Harm US/China relations? We hate China... China hates us. They are stealing our jobs, subverting our government, having into our military instillation and business systems... stealing our intilectual property, subverting our monetary system by artificially manipulating their currency. They're dumping toxins into the air and water, not to mention into the toys and babyfood they sell us. They financially support North Korea, one of the countrys most likely to be involved in whatever event eventually destroys the world. How on earth could we do anything to harm relations with China? And how could access to the internet somehow make their citizens any more aware of what a bunch of asshats their government officials are?
First when you're a guest you have to play by the house rules.
What does that have to do with China hacking servers in another country?
What he can't kill, he has sex on. Trent.
Just boot China out of the WTO and drop their MFN with America. Look, CHina is NOT going to give freedom's to their citizens. Their move towards capitalism was to prevent their citizens from revolting. There is ZERO intention of ever restoring their freedoms. OTH, China is in a cold war with the rest of the west, and most likely with the world. Their goal is control. Even now, they had LEGAL obligations under MFN AND WTO, to which they have not honored any of it.
I prefer the "u" in honour as it seems to be missing these days.

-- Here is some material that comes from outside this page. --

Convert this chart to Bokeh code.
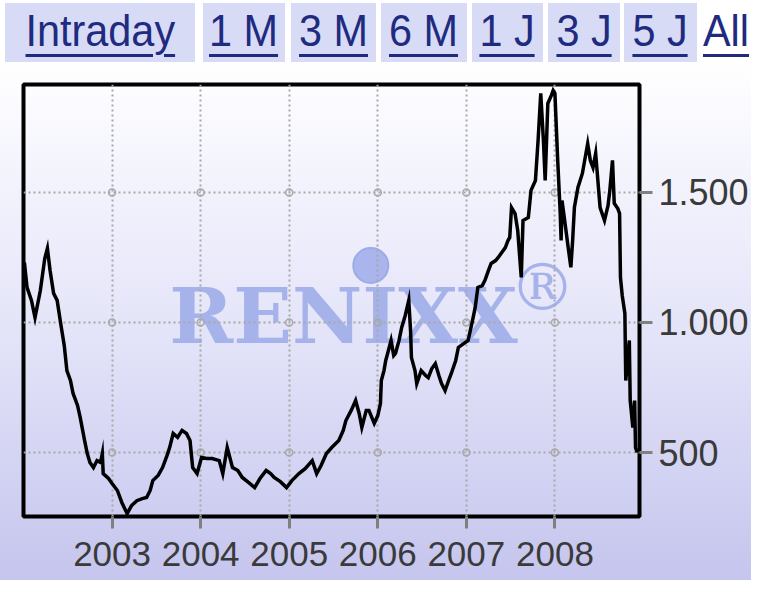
from bokeh.plotting import figure
from bokeh.models import Label, Div, Range1d
from bokeh.layouts import column
from bokeh.embed import file_html
from bokeh.resources import INLINE

# ---------------- data ----------------
TAB_LABELS = ["Intraday", "1 M", "3 M", "6 M", "1 J", "3 J", "5 J", "All"]
YEAR_TICKS = [2003, 2004, 2005, 2006, 2007, 2008]
YEAR_LABELS = ["2003", "2004", "2005", "2006", "2007", "2008"]
VALUE_TICKS = [500, 1000, 1500]
VALUE_LABELS = ["500", "1.000", "1.500"]

DATES = [
    2002.01, 2002.04, 2002.09, 2002.13, 2002.19, 2002.24, 2002.27, 2002.30, 2002.34, 2002.38,
    2002.42, 2002.46, 2002.49, 2002.53, 2002.56, 2002.61, 2002.64, 2002.69, 2002.72, 2002.75,
    2002.79, 2002.83, 2002.87, 2002.89, 2002.90, 2002.96, 2003.00, 2003.06, 2003.11, 2003.17,
    2003.22, 2003.28, 2003.34, 2003.39, 2003.43, 2003.46, 2003.52, 2003.57, 2003.62, 2003.65,
    2003.69, 2003.74, 2003.79, 2003.84, 2003.88, 2003.91, 2003.96, 2004.01, 2004.07, 2004.13,
    2004.21, 2004.25, 2004.30, 2004.36, 2004.42, 2004.47, 2004.54, 2004.61, 2004.67, 2004.74,
    2004.79, 2004.83, 2004.90, 2004.97, 2005.03, 2005.11, 2005.18, 2005.26, 2005.31, 2005.36,
    2005.42, 2005.48, 2005.56, 2005.61, 2005.64, 2005.70, 2005.75, 2005.79, 2005.82, 2005.87,
    2005.90, 2005.96, 2006.00, 2006.03, 2006.04, 2006.07, 2006.09, 2006.12, 2006.15, 2006.18,
    2006.20, 2006.24, 2006.27, 2006.31, 2006.35, 2006.37, 2006.38, 2006.42, 2006.44, 2006.49,
    2006.54, 2006.57, 2006.61, 2006.65, 2006.69, 2006.72, 2006.76, 2006.80, 2006.83, 2006.88,
    2006.91, 2006.97, 2007.02, 2007.07, 2007.10, 2007.13, 2007.18, 2007.21, 2007.25, 2007.28,
    2007.33, 2007.36, 2007.40, 2007.44, 2007.47, 2007.49, 2007.51, 2007.55, 2007.58, 2007.62,
    2007.64, 2007.70, 2007.73, 2007.78, 2007.81, 2007.84, 2007.87, 2007.89, 2007.92, 2007.96,
    2007.98, 2008.00, 2008.03, 2008.06, 2008.07, 2008.08, 2008.11, 2008.15, 2008.18, 2008.20,
    2008.22, 2008.26, 2008.31, 2008.37, 2008.40, 2008.43, 2008.46, 2008.51, 2008.54, 2008.56,
    2008.60, 2008.62, 2008.65, 2008.67, 2008.71, 2008.73, 2008.74, 2008.76, 2008.79, 2008.80,
    2008.82, 2008.84, 2008.85, 2008.88, 2008.90, 2008.91, 2008.93,
]
VALUES = [
    1231, 1135, 1085, 1019, 1123, 1246, 1285, 1200, 1112, 1085,
    996, 912, 815, 777, 727, 681, 635, 546, 496, 462,
    442, 469, 462, 496, 419, 400, 381, 354, 308, 265,
    296, 315, 323, 327, 354, 392, 412, 442, 488, 519,
    573, 558, 585, 573, 546, 442, 419, 481, 477, 477,
    469, 419, 519, 442, 431, 404, 385, 365, 400, 431,
    419, 404, 388, 365, 392, 419, 438, 469, 419, 450,
    496, 519, 546, 585, 623, 662, 700, 650, 596, 662,
    662, 612, 642, 688, 777, 815, 854, 892, 931, 873,
    881, 931, 981, 1027, 1085, 969, 865, 815, 765, 815,
    796, 788, 823, 842, 796, 765, 738, 777, 804, 854,
    904, 919, 931, 1008, 1058, 1135, 1142, 1162, 1200, 1227,
    1238, 1250, 1269, 1288, 1315, 1327, 1442, 1419, 1354, 1173,
    1392, 1404, 1508, 1546, 1700, 1881, 1700, 1546, 1842, 1873,
    1892, 1881, 1635, 1419, 1315, 1469, 1392, 1288, 1212, 1315,
    1442, 1519, 1573, 1688, 1623, 1596, 1650, 1442, 1412, 1392,
    1450, 1508, 1623, 1458, 1438, 1419, 1173, 1104, 1035, 777,
    854, 931, 700, 596, 700, 519, 500,
]

# ---------------- layout / style ----------------
X_START, X_END = 2002.0, 2008.955
Y_START, Y_END = 254, 1915
FRAME_W, FRAME_H = 619, 432
TAB_BOXES = [(5, 190), (203, 82), (291, 85), (381, 86), (472, 71), (548, 72), (624, 73), (703, None)]
TAB_BG = "#d8dbf6"
TAB_TEXT = "#202b80"
WM_COLOR = "#a6b3ea"

# tab bar
parts = []
for label, (left, w) in zip(TAB_LABELS, TAB_BOXES):
    if w is None:
        box = (f"position:absolute;left:{left}px;top:3px;height:59px;line-height:55px;"
               f"white-space:nowrap;")
        origin = "left center"
    else:
        box = (f"position:absolute;left:{left}px;top:3px;width:{w}px;height:59px;"
               f"line-height:55px;background:{TAB_BG};text-align:center;white-space:nowrap;")
        origin = "center center"
    parts.append(
        f'<div style="{box}"><span style="display:inline-block;transform:scaleX(0.92);'
        f'transform-origin:{origin};color:{TAB_TEXT};text-decoration:underline;'
        f'text-decoration-thickness:3px;text-underline-offset:8px;">{label}</span></div>'
    )
tabs_html = (
    '<div style="position:relative;width:751px;height:62px;overflow:hidden;'
    "font-family:'Liberation Sans',Arial,sans-serif;font-size:45px;\">"
    + "".join(parts) + "</div>"
)
tabs = Div(text=tabs_html, width=751, height=62, margin=0)

p = figure(
    width=751, height=518,
    x_range=Range1d(X_START, X_END), y_range=Range1d(Y_START, Y_END),
    y_axis_location="right",
    output_backend="svg", toolbar_location=None,
    min_border_left=23, min_border_right=109, min_border_top=22, min_border_bottom=64,
    background_fill_alpha=0, border_fill_alpha=0,
)
p.styles = {"background": "linear-gradient(to bottom, #ffffff 0%, #f7f7fe 15%, #e4e4f9 52%, #c5c5ee 100%)"}
p.margin = 0
p.outline_line_color = "black"
p.outline_line_width = 4

# axes
for ax, ticks, labels in ((p.xaxis, YEAR_TICKS, YEAR_LABELS), (p.yaxis, VALUE_TICKS, VALUE_LABELS)):
    ax.ticker = ticks
    ax.major_label_overrides = {t: l for t, l in zip(ticks, labels)}
    ax.axis_line_color = None
    ax.major_tick_in = 0
    ax.major_tick_line_color = "#808080"
    ax.major_tick_line_width = 3
    ax.minor_tick_line_color = None
    ax.major_label_text_font = "Liberation Sans"
    ax.major_label_text_color = "#3a3a3a"
p.xaxis.major_tick_out = 12
p.xaxis.major_label_standoff = 13
p.xaxis.major_label_text_font_size = "35px"
p.yaxis.major_tick_out = 13
p.yaxis.major_label_standoff = 6
p.yaxis.major_label_text_font_size = "36px"

# grid
for g in (p.xgrid, p.ygrid):
    g.grid_line_color = "#a8a8a8"
    g.grid_line_dash = "2 3"
    g.grid_line_width = 2

# grid intersection rings
gx = [x for x in YEAR_TICKS for _ in VALUE_TICKS]
gy = [y for _ in YEAR_TICKS for y in VALUE_TICKS]
p.scatter(gx, gy, marker="circle", size=7, fill_alpha=0, line_color="#a8a8a8",
          line_width=1.5, level="underlay")

# watermark
wm = Label(x=320, y=201, x_units="screen", y_units="screen", text="RENIXX",
           text_font="DejaVu Serif", text_font_style="bold", text_font_size="77px",
           text_color=WM_COLOR, text_align="center", text_baseline="middle", level="image")
reg = Label(x=519, y=229, x_units="screen", y_units="screen", text="®",
            text_font="DejaVu Serif", text_font_size="66px",
            text_color=WM_COLOR, text_align="center", text_baseline="middle", level="image")
p.add_layout(wm)
p.add_layout(reg)
globe_x = X_START + (349 / FRAME_W) * (X_END - X_START)
globe_y = Y_START + (251 / FRAME_H) * (Y_END - Y_START)
p.scatter([globe_x], [globe_y], marker="circle", size=35, fill_color="#a9b5ec",
          line_color="#9eace6", line_width=2, level="image")

# index line
p.line(DATES, VALUES, line_color="black", line_width=3.5, line_join="miter")

layout = column(tabs, p, spacing=0)
open("out.html", "w").write(file_html(layout, INLINE))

It was, instead, a very crude (embarrassing, for western standards) attempt at Orwellian revisionism substantiated by a direct threat. Their claim that Clinton's comments contradict their constitution just shows how worthless that piece of paper is under a dictatorship.
Many US politicians, corporations and intelligence agecnies loooove to talk about how China should allow internet freedom, while at the same time they're looking for ways to curtail our freedom online over here. Their whole wet dream is for the US internet to be like China's.

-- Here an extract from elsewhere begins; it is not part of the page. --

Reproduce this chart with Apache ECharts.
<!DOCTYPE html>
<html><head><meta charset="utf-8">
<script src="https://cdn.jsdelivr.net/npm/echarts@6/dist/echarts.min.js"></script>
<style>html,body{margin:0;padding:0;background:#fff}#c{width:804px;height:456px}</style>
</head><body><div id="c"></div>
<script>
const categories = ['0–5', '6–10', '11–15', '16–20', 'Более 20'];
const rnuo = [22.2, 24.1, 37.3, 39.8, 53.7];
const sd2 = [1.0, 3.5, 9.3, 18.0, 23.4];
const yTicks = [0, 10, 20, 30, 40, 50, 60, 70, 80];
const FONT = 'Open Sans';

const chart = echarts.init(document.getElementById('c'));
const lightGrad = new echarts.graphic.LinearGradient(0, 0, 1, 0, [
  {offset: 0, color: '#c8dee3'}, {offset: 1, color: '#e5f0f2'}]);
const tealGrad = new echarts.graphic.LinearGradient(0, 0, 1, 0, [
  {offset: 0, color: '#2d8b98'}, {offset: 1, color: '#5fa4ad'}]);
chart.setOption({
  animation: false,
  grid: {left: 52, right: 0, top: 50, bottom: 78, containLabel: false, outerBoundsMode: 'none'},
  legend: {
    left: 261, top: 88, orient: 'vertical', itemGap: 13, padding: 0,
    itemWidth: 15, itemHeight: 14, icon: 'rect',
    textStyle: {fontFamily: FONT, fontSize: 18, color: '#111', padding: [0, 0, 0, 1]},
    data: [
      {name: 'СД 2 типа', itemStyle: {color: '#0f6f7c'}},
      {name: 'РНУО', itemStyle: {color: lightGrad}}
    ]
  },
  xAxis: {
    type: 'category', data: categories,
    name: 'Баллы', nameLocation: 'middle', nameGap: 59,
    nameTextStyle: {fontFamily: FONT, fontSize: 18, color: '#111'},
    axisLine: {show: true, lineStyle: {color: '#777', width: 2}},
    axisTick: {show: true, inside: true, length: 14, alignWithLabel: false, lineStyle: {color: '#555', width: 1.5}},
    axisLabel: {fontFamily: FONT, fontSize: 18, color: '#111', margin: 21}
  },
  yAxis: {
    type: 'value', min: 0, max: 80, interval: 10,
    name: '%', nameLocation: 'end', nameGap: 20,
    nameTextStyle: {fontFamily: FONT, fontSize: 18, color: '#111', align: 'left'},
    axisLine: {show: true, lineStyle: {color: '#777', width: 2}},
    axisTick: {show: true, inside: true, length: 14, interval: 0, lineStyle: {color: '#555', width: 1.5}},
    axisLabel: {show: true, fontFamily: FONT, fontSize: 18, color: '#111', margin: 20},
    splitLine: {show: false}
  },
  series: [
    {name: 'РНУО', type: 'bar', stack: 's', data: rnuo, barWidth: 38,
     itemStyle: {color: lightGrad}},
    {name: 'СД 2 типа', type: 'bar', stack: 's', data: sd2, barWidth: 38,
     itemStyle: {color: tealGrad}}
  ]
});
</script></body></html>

From my perspective, hacking and censorship are one and the same issue here.
Those who want to express opinions that the ruling party doesn't want people to hear are the targets of hacking. In this case, hacking is just the means of censorship.
Get rid of the mindset that censorship is OK and you get rid of the motivation behind the hacking.
I'm no expert on China, but when people start getting this touchy, it usually means they sense they're in trouble.
In theory, theory and practice are the same; in practice they're different. (Yogi Berra & A. Einstein)
I have attempted to post the reports that Google has backed down in China and re-enabled Chinese search result filtering in Google.cn despite of the lack of real actions from the Chinese government in the few two days, but /. editors keep refusing to put this relevant in the front page. This story casts a doubt on Google's stance, motive and commitment. Right, how can we be critical of our new found American hero defending the precious "freedom" and fighting the "evil" China? How can a hero backing down to the evil? Hero can't make fundamental principle error, or you are not allowed to know when it does. How could the evil have not taken any real evil action on this particular matter? It would hurt our national morale, and so we should do self-censoring and forbidding to put it in the front page of any Western media outlet.
(Even your WSJ story does not mention that google has re-enabled filtering; while every Western media reported the (now temporary) suspension after Google announcement. It is oversea Chinese media that reported it and I picked up and verified with the exact same Chinese query I tried right after their temporary suspension back then.)
It is far past time to stop free trade agreements with countries of repressive governments. They are destroying the economies of the rest of the world.